Esqueçam tudo que Aristóteles escreveu em seu clássico Política. As eleições brasileiras são mais compreensíveis pela famosa frase do Millôr: “Em política nada se perde e nada se transforma – tudo se corrompe.”

Eu sei — por que eu perdi.

E isso nos leva a este manual, que vai tentar explicar como perder uma eleição mostrando os bastidores do que alguns candidatos fazem, e outros se recusam a fazer.

Quatro anos atrás, fui eleito deputado estadual em São Paulo com 183.480 votos. Este ano, candidatei-me a deputado federal e obtive 38.090 votos. Fiquei fora.

Da eleição para cá, fiz uma reflexão sobre o caminho que me levou à derrota.

Tudo começa quando você pensa a política como ferramenta de construção de um país melhor para todos. Ela é, mas esta é uma visão sofisticada, quase acadêmica no Brasil de hoje. O voto se dá muito mais pelo recall de um nome, ou pela repetição de alguma ideia ou bordão simplista, do que por grandes ideias e projetos que você possa ter para o estado ou o país.

Constitui regra básica para obter uma derrota eleitoral a alocação de tempo para estudar os diagnósticos e indicadores do País e articular com diversos setores os projetos que poderiam impactar as pessoas de forma abrangente. Não tente isso.  O que realmente pode dar bons frutos é gravar provocações no Youtube, publicar postagens com linguagem agressiva no Instagram e gerar brigas teatrais nos bastidores de debates presidenciais.

Uma classe política que pouco contribui para o País acaba tendo como proposta de valor para a população a geração de entretenimento vazio.

Além da linguagem agressiva, o conteúdo discutido importa.

Para ficar mais distante da vitória, a regra é priorizar questões cruciais como a educação, a economia e as tão necessárias reformas de Estado. Isso tudo passa muito distante do radar do eleitorado.

Para vencer as eleições, as discussões devem envolver polêmicas que polarizam eleitorado em torcidas – de preferência, discutindo problemas irreais. Para vencer, o ideal é alimentar polêmicas que, mesmo que fossem resolvidas, em nada melhorariam as perspectivas de desenvolvimento econômico e deixariam inalterada a situação da população que mais sofre.

Histórico de ação e capacidade técnica não são preocupações para o eleitor, e esse negócio de bom currículo só funciona nas empresas.  Diploma do Insper e mestrado em Yale, pra quê?? Para um candidato, isso atrapalha.

Por volta de 20% dos deputados federais eleitos em 2022 não possuem ensino superior completo, e mais da metade dos eleitos são velhos conhecidos do Congresso. Há tempos distantes das exigências da iniciativa privada, eles vivem despreocupados com o quanto seus níveis de preparo impactam suas perspectivas salariais. Um deles é o deputado Tiririca, que nessa eleição acabou eleito pelos massivos votos de eleitores da Faria Lima direcionados ao candidato Ricardo Salles. É o tal quociente (inconsciente?) eleitoral.

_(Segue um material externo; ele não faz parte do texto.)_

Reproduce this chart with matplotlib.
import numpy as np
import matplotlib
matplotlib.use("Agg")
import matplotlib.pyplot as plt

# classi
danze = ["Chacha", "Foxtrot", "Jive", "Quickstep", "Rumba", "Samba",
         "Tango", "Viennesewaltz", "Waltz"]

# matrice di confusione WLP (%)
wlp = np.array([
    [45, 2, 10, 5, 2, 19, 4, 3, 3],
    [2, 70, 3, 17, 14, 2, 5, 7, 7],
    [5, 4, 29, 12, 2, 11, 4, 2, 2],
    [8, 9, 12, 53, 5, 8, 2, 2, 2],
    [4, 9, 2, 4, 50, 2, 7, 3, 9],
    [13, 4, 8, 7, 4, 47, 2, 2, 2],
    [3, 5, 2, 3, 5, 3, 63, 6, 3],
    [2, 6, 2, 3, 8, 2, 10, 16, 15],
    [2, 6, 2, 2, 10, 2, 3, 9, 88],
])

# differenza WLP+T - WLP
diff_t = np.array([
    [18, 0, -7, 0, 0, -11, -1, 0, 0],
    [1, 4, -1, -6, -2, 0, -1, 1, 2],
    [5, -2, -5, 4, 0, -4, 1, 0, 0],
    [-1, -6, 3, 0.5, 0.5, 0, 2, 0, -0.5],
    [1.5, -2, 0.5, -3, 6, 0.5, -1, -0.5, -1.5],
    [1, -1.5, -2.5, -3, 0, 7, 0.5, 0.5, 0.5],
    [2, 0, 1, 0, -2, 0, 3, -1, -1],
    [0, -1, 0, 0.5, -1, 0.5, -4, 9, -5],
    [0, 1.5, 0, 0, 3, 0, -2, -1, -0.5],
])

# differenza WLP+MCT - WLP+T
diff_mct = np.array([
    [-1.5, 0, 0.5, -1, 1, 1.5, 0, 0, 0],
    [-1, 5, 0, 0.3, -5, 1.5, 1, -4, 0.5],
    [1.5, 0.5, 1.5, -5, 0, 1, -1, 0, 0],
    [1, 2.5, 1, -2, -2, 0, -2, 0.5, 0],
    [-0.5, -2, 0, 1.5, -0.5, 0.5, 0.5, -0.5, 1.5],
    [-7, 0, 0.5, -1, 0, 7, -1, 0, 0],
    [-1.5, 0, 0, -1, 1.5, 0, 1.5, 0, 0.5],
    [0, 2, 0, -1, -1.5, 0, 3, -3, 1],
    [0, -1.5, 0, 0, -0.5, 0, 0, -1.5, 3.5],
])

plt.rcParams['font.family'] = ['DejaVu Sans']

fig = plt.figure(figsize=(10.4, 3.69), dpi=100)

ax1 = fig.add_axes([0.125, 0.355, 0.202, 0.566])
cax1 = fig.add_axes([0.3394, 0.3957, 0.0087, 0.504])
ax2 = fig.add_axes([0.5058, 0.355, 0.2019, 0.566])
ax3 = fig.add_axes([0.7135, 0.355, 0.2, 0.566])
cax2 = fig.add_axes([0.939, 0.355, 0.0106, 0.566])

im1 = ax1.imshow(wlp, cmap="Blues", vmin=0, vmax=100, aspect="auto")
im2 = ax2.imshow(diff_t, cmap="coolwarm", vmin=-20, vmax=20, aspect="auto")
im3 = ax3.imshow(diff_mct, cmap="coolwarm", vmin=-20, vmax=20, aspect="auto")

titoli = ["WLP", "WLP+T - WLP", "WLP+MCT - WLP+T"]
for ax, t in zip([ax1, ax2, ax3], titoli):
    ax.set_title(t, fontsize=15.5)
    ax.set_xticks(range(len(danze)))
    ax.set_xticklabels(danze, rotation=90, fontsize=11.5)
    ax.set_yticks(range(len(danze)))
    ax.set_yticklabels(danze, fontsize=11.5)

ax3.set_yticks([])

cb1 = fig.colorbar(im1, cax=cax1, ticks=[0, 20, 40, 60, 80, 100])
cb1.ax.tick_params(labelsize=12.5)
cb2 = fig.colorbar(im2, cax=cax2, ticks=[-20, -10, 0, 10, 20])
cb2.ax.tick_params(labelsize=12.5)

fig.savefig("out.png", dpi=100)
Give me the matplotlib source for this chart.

Embora as regras mencionadas sejam tristes e preocupantes, ainda faltam duas ferramentas essenciais para se garantir uma derrota eleitoral: (1) seguir os limites de gastos de campanha definidos por lei e (2) ter um mandato econômico sem entrar em negociatas obscuras com qualquer governo em vigor.

Os demais concorrentes terão acesso a bilhões de reais em fundos eleitoral e partidário, e mais tudo aquilo que negociarem de emendas e cargos na máquina pública. Enquanto um candidato fora dos padrões pode gastar até R$ 3,2 milhões de doações privadas, raramente atingindo esse teto, os que possuem mais chances de se eleger chegam a possuir máquinas políticas que podem custar facilmente algo entre R$ 10 milhões a R$ 20 milhões.

Pode ser amargo aceitar, mas esse é o manual definitivo de como perder uma eleição. E, como pouca gente está interessada em entender as regras mais básicas do processo eleitoral, os candidatos também não se importam em segui-las.

Quando o contexto é de radicalização, o circo dos horrores só piora. Um povo descrente da política cai no discurso dos extremos e, em vez de dialogar para construir projetos comuns, somos levados a escolher um lado em projetos partidários de poder.

Seguindo este manual você vai perder a eleição, mas o grande derrotado será o Brasil. E como não temos mais tempo de campanha, talvez seja bom você estar aqui fora, nas trincheiras pelas reformas que precisarão sair do papel se quisermos ser um dia um país mais justo, desenvolvido e moderno.

No fim das contas, este manual não é um lamento, mas um alerta e um convite para que sejamos a mudança que dizemos querer. O Brasil moderado e propositivo ficou fora do Congresso, mas não pode ficar fora da Política.

Daniel José é deputado estadual em São Paulo pelo Podemos e, em breve, um cidadão comum.